→ Information shown
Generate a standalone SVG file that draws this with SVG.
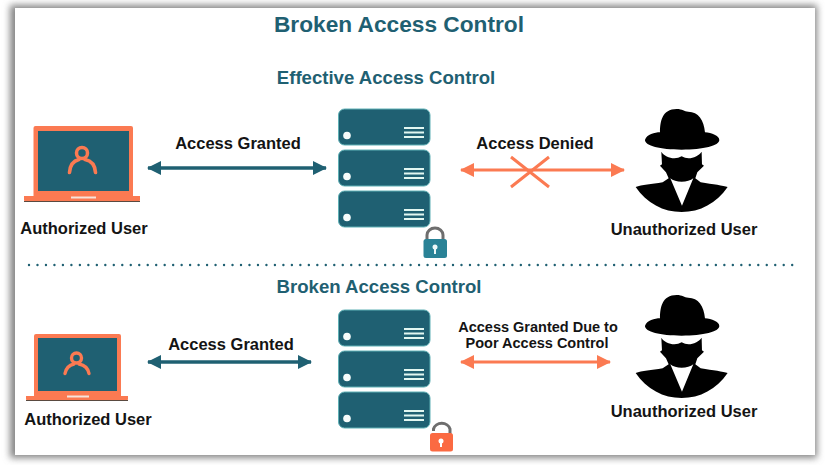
<svg xmlns="http://www.w3.org/2000/svg" width="825" height="465" viewBox="0 0 825 465">
  <style>
    text { font-family: "Liberation Sans", Arial, sans-serif; font-weight: bold; text-anchor: middle; }
    .label { fill: #141414; font-size: 16.5px; }
    .small { fill: #141414; font-size: 14.5px; }
    .heading { fill: #1f6072; font-size: 18.6px; }
    .title { fill: #1f6072; font-size: 22.7px; }
    .teal { stroke: #1f6072; fill: none; stroke-width: 3.5; }
    .coral { stroke: #fb7a52; fill: none; stroke-width: 3; }
    .rack { fill: #1f6072; stroke: #5fb0b5; stroke-width: 1; }
    .vent { stroke: #e2f7f1; stroke-width: 2; }
  </style>
  <defs>
    <filter id="soft" x="-5%" y="-5%" width="110%" height="110%"><feGaussianBlur stdDeviation="3.500"/></filter>
    <marker id="tealHead" viewBox="0 0 14 14" refX="13" refY="7" markerUnits="userSpaceOnUse" markerWidth="14" markerHeight="14" orient="auto-start-reverse">
      <path d="M0 0L14 7L0 14Z" fill="#1f6072"/>
    </marker>
    <marker id="coralHead" viewBox="0 0 14 14" refX="13" refY="7" markerUnits="userSpaceOnUse" markerWidth="14" markerHeight="14" orient="auto-start-reverse">
      <path d="M0 0L14 7L0 14Z" fill="#fb7a52"/>
    </marker>
    <g id="unit">
      <rect class="rack" x="338.5" y="0.5" width="91.5" height="36" rx="6"/>
      <circle cx="347" cy="27" r="3.800" fill="#f7fcfb"/>
      <path class="vent" d="M404 19.500H424M404 24H424M404 28.500H424"/>
    </g>
    <g id="stack">
      <use href="#unit" y="0"/>
      <use href="#unit" y="41"/>
      <use href="#unit" y="82"/>
    </g>
    <g id="spy">
      <!-- hat, mask and coat, drawn at three times size -->
      <path fill="#000" d="M555 135C560 118 585 112 600 112C600 80 606 42 650 42C668 42 672 50 685 50C715 50 732 75 735 112C755 114 778 122 778 135C778 152 730 164 665 164C600 164 555 152 555 135Z"/>
      <path fill="#000" d="M604 170C615 188 645 196 665 184C685 196 712 188 725 170L726 208L732 212L712 232L706 250L722 262C760 268 790 272 803 276C770 325 720 351 665 351C610 351 560 325 527 276C545 270 575 268 608 262L626 250L618 232L600 212L606 208Z"/>
      <path fill="#fff" d="M631 250C645 264 685 264 700 250L666 332Z"/>
    </g>
  </defs>

  <!-- page sheet with its drop shadow -->
  <rect width="825" height="465" fill="#fff"/>
  <rect x="10" y="5" width="807" height="453" fill="#858585" filter="url(#soft)"/>
  <rect x="15" y="8" width="800" height="447" fill="#fff"/>

  <text class="title" x="399" y="32">Broken Access Control</text>
  <text class="heading" x="386" y="84">Effective Access Control</text>
  <text class="heading" x="379" y="293">Broken Access Control</text>

  <path d="M29 265H792.500" stroke="#1f6072" stroke-width="2.400" stroke-dasharray="0 8.480" stroke-linecap="round" fill="none"/>

  <g id="connectors">
    <path class="teal" marker-start="url(#tealHead)" marker-end="url(#tealHead)" d="M148 168H326"/>
    <path class="coral" marker-start="url(#coralHead)" marker-end="url(#coralHead)" d="M461 170H624"/>
    <path class="coral" stroke-width="2.500" d="M511 157L549 187M549 157L511 187"/>
    <path class="teal" marker-start="url(#tealHead)" marker-end="url(#tealHead)" d="M148 362H311"/>
    <path class="coral" marker-start="url(#coralHead)" marker-end="url(#coralHead)" d="M461 362H610"/>
  </g>
  <text class="label" x="238" y="148.500">Access Granted</text>
  <text class="label" x="535" y="148.500">Access Denied</text>
  <text class="label" x="231" y="350">Access Granted</text>
  <text class="small" x="538" y="332">Access Granted Due to</text>
  <text class="small" x="537" y="348">Poor Access Control</text>

  <g id="authorized-user-top">
    <rect x="33.500" y="126" width="99.500" height="72" rx="2" fill="#fb7a52"/>
    <rect x="38" y="131" width="91" height="60" fill="#1f6072"/>
    <path d="M24 196H140V200Q140 202 138 202H26Q24 202 24 200Z" fill="#fb7a52"/>
    <path d="M24 201.500H140" stroke="#5a4a40" stroke-width="1"/>
    <rect x="71" y="196.500" width="25" height="2" fill="#f6e4dc"/>
    <circle cx="82" cy="153" r="5.500" fill="none" stroke="#fb7a52" stroke-width="3.500"/>
    <path d="M69.500 172.500C70 164 75 160.500 79 159.500M95.500 172.500C95 164 90 160.500 85 159.500" fill="none" stroke="#fb7a52" stroke-width="3.600" stroke-linecap="round"/>
    <text class="label" x="84" y="234">Authorized User</text>
  </g>

  <g id="server-top">
    <use href="#stack" y="108.500"/>
  </g>
  <g id="lock-closed">
    <path d="M427 240V235A8 7 0 0 1 443 235V240" fill="none" stroke="#6e6e6e" stroke-width="3"/>
    <rect x="423.500" y="239" width="23.500" height="19" rx="2.500" fill="#2a8296"/>
    <circle cx="435" cy="247" r="2.500" fill="#eef8f8"/>
    <path d="M435 247V254" stroke="#eef8f8" stroke-width="2"/>
  </g>

  <g id="unauthorized-user-top">
    <use href="#spy" transform="translate(460 95) scale(.3333)"/>
    <text class="label" x="684" y="235">Unauthorized User</text>
  </g>

  <g id="authorized-user-bottom">
    <rect x="34" y="334" width="87" height="64" rx="2" fill="#fb7a52"/>
    <rect x="38" y="338" width="79" height="53" fill="#1f6072"/>
    <path d="M26 396H128V399Q128 401 126 401H28Q26 401 26 399Z" fill="#fb7a52"/>
    <path d="M26 400.500H128" stroke="#5a4a40" stroke-width="1"/>
    <rect x="67" y="395.500" width="22" height="2" fill="#f6e4dc"/>
    <circle cx="76.500" cy="358" r="5" fill="none" stroke="#fb7a52" stroke-width="3.400"/>
    <path d="M65 373.500C66 368 70 365 74 364M89 373.500C88 368 84 365 79 364" fill="none" stroke="#fb7a52" stroke-width="3.400" stroke-linecap="round"/>
    <text class="label" x="88" y="425">Authorized User</text>
  </g>

  <g id="server-bottom">
    <use href="#stack" y="309.500"/>
  </g>
  <g id="lock-open">
    <path d="M433.500 431V429A8.500 7.500 0 0 1 450 429V434" fill="none" stroke="#6e6e6e" stroke-width="3"/>
    <rect x="430" y="433" width="23" height="18.500" rx="2.500" fill="#fb6a42"/>
    <circle cx="441" cy="441" r="2.500" fill="#fff"/>
    <path d="M441 441V447" stroke="#fff" stroke-width="2"/>
  </g>

  <g id="unauthorized-user-bottom">
    <use href="#spy" transform="translate(460 281) scale(.3333)"/>
    <text class="label" x="684" y="417">Unauthorized User</text>
  </g>
</svg>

→ Your task
Where a line holds "with", copy that line.

→ Result of the task
Generate a standalone SVG file that draws this with SVG.
  <!-- page sheet with its drop shadow -->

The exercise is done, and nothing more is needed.